Es difícil ponderar y evaluar el deterioro producido en una sociedad que se ve reiteradamente inducida a revalidar los viejos fantasmas del pasado en un escenario de permanente confrontación. No hay que olvidar el papel de Zapatero que, como presidente del Gobierno, introdujo e instiló el virus de la fragmentación ideológica que devino en lamentable división que aún se acrecienta en las facciones más radicales de la izquierda, hasta llegar a una visible traición sediciosa como distintivo sectario. Es cierto que la democracia permite que cualquiera pueda acceder a la dignidad de representante del pueblo. Igualmente es cierto que, ahora, no sólo puede acceder cualquiera; también puede llegar un cualquiera. Y esto lo digo por el escasísimo nivel moral -descarto consideraciones políticas- a la hora de afrontar y administrar por parte de Unidos Podemos y sus adminículos el vigésimo aniversario del secuestro y posterior vil asesinato de Miguel Ángel Blanco.

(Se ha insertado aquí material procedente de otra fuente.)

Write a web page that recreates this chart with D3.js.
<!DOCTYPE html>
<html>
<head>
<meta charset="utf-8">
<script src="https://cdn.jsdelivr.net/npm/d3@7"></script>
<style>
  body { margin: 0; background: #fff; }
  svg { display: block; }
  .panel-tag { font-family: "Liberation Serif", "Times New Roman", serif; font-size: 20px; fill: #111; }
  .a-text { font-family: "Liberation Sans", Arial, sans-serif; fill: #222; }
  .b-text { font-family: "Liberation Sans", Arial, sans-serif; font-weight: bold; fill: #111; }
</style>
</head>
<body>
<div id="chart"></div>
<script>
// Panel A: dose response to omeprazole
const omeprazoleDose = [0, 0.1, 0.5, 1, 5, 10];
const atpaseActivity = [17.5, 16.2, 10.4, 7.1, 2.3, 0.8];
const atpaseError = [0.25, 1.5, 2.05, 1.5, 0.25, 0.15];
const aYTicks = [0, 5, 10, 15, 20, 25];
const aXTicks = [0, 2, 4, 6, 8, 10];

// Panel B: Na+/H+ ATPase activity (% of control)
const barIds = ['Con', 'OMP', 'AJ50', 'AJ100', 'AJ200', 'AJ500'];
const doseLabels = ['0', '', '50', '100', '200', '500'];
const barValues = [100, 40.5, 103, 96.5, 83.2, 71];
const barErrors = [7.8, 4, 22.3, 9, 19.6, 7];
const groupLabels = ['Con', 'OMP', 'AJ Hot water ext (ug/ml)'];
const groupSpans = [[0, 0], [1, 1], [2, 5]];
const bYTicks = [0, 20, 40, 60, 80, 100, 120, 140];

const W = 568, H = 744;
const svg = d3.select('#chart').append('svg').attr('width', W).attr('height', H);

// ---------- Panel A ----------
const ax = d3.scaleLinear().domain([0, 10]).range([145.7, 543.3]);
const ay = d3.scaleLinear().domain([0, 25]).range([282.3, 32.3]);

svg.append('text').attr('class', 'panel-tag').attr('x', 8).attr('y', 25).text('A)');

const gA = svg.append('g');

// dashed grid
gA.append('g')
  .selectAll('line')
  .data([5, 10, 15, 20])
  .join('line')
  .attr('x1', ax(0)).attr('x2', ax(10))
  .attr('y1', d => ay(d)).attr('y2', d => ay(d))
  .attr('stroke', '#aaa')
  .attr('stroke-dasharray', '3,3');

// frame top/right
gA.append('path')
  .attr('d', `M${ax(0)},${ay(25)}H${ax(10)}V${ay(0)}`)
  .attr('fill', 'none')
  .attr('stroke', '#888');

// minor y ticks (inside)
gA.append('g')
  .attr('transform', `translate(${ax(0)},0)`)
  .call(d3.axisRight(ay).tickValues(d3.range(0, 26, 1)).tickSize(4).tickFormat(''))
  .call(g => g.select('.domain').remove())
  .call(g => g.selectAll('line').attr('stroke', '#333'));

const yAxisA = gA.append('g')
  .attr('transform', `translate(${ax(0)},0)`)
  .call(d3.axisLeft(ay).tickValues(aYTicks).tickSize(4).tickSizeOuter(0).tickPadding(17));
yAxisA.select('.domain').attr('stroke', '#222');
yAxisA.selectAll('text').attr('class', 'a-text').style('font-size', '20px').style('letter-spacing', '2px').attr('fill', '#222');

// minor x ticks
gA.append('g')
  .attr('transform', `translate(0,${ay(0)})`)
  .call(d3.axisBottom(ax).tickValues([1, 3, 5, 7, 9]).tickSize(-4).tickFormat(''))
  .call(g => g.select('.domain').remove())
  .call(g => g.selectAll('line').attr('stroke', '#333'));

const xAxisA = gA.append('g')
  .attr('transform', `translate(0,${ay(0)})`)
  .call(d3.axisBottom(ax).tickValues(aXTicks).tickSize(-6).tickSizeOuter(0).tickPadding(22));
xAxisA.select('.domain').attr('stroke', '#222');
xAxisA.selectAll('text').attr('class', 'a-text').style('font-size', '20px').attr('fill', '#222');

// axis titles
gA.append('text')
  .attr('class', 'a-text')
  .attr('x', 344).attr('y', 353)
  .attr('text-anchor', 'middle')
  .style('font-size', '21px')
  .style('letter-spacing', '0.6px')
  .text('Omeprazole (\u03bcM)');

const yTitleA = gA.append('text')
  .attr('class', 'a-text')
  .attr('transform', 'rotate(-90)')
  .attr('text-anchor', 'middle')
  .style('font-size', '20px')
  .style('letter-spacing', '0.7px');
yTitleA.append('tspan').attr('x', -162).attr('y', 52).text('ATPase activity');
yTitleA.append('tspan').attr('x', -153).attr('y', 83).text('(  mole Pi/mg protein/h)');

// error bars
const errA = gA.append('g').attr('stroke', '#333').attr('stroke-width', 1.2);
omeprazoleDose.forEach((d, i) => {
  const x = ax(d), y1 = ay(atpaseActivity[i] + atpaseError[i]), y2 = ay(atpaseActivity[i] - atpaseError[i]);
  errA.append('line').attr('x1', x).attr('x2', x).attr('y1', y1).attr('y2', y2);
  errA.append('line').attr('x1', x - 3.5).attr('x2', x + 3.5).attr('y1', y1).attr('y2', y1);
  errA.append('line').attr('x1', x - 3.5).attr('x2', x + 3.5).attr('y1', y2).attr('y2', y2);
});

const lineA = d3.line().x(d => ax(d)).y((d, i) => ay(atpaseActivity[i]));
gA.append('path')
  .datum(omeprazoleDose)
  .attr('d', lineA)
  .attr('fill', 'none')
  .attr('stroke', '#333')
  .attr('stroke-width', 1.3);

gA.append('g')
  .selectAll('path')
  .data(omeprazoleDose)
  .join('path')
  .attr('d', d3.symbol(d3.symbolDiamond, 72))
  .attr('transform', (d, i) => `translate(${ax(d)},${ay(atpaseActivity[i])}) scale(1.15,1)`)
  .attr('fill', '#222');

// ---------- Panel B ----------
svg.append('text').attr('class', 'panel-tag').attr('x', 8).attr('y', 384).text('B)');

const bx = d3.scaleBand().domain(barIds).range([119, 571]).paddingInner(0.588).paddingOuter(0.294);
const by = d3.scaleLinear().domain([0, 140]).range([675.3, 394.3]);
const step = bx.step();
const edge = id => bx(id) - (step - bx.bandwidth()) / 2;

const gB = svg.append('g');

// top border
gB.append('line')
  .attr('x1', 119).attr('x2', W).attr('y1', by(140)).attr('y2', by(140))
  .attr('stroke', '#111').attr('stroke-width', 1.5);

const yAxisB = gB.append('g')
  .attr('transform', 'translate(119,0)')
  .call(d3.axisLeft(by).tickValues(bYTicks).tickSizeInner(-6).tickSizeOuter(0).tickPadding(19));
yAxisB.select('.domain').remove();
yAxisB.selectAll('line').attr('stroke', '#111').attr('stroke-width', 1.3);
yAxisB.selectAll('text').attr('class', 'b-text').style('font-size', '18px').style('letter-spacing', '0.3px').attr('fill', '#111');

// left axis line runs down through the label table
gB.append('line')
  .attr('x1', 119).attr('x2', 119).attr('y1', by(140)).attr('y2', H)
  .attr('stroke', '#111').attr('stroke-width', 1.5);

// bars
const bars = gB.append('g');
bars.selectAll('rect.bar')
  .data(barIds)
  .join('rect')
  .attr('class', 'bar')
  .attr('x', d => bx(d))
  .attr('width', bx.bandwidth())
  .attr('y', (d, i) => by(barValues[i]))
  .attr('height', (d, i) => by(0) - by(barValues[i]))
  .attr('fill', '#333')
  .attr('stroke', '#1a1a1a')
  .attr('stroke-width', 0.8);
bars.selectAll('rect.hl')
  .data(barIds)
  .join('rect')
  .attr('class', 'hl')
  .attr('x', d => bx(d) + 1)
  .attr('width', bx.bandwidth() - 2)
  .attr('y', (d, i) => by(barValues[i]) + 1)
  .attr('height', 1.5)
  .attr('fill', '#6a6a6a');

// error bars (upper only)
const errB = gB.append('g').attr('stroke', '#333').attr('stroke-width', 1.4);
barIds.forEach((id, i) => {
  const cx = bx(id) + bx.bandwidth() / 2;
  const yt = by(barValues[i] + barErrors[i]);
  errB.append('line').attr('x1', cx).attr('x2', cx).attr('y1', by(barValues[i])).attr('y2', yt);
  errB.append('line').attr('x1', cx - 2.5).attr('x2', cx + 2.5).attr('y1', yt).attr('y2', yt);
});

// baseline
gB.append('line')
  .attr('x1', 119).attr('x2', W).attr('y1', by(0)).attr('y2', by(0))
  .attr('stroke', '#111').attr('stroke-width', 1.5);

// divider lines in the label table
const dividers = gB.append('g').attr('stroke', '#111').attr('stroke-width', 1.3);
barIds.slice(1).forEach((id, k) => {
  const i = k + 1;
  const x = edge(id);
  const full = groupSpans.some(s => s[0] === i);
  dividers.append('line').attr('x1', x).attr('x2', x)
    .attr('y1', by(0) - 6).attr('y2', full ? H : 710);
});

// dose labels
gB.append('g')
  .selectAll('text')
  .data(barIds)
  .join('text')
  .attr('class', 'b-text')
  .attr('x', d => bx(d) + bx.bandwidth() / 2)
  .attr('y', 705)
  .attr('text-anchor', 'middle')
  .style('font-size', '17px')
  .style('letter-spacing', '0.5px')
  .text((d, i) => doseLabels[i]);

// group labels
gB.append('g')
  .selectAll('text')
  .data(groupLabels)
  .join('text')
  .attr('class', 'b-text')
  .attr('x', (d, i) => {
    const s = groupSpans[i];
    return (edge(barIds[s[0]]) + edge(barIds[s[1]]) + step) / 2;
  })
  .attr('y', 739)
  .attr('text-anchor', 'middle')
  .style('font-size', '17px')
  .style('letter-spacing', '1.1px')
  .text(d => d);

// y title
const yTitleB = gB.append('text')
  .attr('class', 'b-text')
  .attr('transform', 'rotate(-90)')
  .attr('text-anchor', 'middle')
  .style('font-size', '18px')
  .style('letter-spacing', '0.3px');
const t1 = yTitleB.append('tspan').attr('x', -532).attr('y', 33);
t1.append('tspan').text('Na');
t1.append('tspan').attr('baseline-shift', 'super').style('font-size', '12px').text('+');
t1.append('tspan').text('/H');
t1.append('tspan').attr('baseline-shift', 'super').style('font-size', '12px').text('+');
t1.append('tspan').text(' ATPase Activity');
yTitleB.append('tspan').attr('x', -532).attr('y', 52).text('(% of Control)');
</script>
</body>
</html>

Ante todo, Miguel Ángel era una persona que se distinguía por su indiscutible convicción democrática; y esto, al margen de adscripciones políticas o ideológicas es más que suficiente para encontrar la unanimidad total a la hora de honrar la memoria de un buen hombre, víctima de execrables asesinos. Pero no. La insidia contrasistema les impide un mínimo ejercicio humano que nos diferencia -y no tanto en algunas especies- de los animales. Cuando una persona muere ya no tiene capacidad de defensa; es lo quieren que sea los que les conocieron que, generalmente y en ejercicio de conmiseración, tienen la generosidad de recordar y glosar las facetas positivas que, en el caso que nos ocupa, sobrepasaron los posibles pequeños defectos que, en todo caso y por respeto, siempre hay que administrar en particular conciencia.

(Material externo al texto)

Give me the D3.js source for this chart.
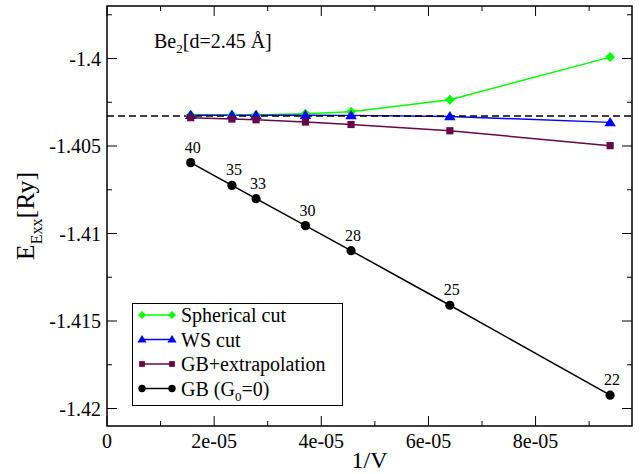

El lamentable espectáculo de Carmena, Alberto Garzón, Pablo Iglesias… y sus conmilitones que no han reparado en el más mínimo resquicio de humanidad que se presume a los que exhiben permanente desvelo por el “respeto por las libertades democráticas y defensa de los derechos de los más necesitados…”, es de los más miserable y mezquino. La reticencia a colocar una pancarta en el Ayuntamiento de Madrid que evocase la más sentida y multitudinaria acción de repulsa ante la violencia y el unánime sentimiento de dolor de todo un pueblo, acaba de servir de vomitiva exhibición de equidistancia y confrontación; sin olvidar el talante dictatorial y revanchista que adorna estos gestos. No es la primera vez que cuando uno de estos dirigentes accede al poder exhibe su “respeto” institucional sacando músculo revanchista quitando bustos y descolgando retratos en favor de sus particulares fetiches gerracivilistas y algún que otro impresentable condenado por la justicia. Si este es el proceder de estos dirigentes con los muertos que pensaban diferente, ya se puede imaginar el respetuoso trato a los vivos que caigan en su particular forma de “gestionar” la disidencia.

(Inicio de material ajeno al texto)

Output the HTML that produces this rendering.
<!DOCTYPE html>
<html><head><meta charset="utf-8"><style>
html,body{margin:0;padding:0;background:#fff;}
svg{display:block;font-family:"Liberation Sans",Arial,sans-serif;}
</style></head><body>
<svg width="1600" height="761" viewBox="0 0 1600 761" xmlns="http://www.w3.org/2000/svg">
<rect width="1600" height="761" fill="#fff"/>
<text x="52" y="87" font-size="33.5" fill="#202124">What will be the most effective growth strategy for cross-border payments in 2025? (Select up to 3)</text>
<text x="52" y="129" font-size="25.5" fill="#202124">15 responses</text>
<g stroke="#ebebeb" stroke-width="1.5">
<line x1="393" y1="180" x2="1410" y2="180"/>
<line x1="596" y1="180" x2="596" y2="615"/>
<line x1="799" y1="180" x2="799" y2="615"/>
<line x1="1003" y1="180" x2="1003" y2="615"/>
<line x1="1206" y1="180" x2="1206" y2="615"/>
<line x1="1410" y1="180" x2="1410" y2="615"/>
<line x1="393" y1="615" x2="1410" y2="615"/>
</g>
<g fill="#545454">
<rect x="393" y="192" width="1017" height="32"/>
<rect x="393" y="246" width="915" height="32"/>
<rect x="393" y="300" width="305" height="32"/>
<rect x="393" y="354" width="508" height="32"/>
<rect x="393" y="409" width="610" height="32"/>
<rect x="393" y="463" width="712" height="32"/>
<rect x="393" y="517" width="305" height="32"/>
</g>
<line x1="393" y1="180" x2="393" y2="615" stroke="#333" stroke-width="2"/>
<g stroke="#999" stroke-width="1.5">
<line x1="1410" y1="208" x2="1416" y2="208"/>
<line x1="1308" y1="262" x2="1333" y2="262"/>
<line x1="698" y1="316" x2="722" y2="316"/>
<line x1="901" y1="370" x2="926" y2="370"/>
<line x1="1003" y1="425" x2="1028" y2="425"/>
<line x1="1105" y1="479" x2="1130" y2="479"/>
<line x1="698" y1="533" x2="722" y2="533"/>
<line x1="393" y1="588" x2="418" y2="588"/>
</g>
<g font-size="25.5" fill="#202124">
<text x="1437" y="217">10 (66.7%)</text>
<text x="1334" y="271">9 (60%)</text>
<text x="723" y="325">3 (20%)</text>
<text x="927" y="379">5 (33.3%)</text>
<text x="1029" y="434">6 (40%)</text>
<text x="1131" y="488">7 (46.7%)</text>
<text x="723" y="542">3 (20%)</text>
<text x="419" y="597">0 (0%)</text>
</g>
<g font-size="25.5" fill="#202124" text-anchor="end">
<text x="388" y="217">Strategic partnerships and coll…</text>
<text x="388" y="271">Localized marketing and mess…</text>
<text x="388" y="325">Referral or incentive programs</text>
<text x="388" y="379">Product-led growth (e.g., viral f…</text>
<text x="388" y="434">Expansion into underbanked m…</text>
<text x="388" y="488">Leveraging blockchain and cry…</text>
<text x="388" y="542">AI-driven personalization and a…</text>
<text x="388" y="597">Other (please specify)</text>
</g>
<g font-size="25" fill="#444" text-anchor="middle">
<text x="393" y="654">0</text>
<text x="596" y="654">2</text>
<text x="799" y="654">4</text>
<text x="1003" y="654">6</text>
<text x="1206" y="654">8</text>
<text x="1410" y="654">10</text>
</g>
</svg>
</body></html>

Que Alberto Garzón haya alcanzado las más altas cotas de la iniquidad política calificando a Leopoldo López de “golpista”, y los de la CUP eleven la categoría a “asesino”, no implica necesariamente que esa vileza alcance y se propague por municipios como el de Almería por obediencia debida al gesto asambleario que suele acompañar estas decisiones frentistas y ofensivas; y si ha sido decisión personal y voluntaria, más lo denuesto. Recordemos en esta efemérides que Almería conoció la manifestación más sincera y sentida de la historia de la capital y provincia. La ausencia de Izquierda Unida y Podemos en el respetuoso minuto de silencio por el asesinato de Miguel Ángel Blanco no es ofensiva equidistancia, es la constatación de una virulenta radicalidad que sólo tiene una defensa: profundizar más en el desaforado ataque. De ¡Revolución o muerte! Pasamos a radicalidad hasta en la muerte.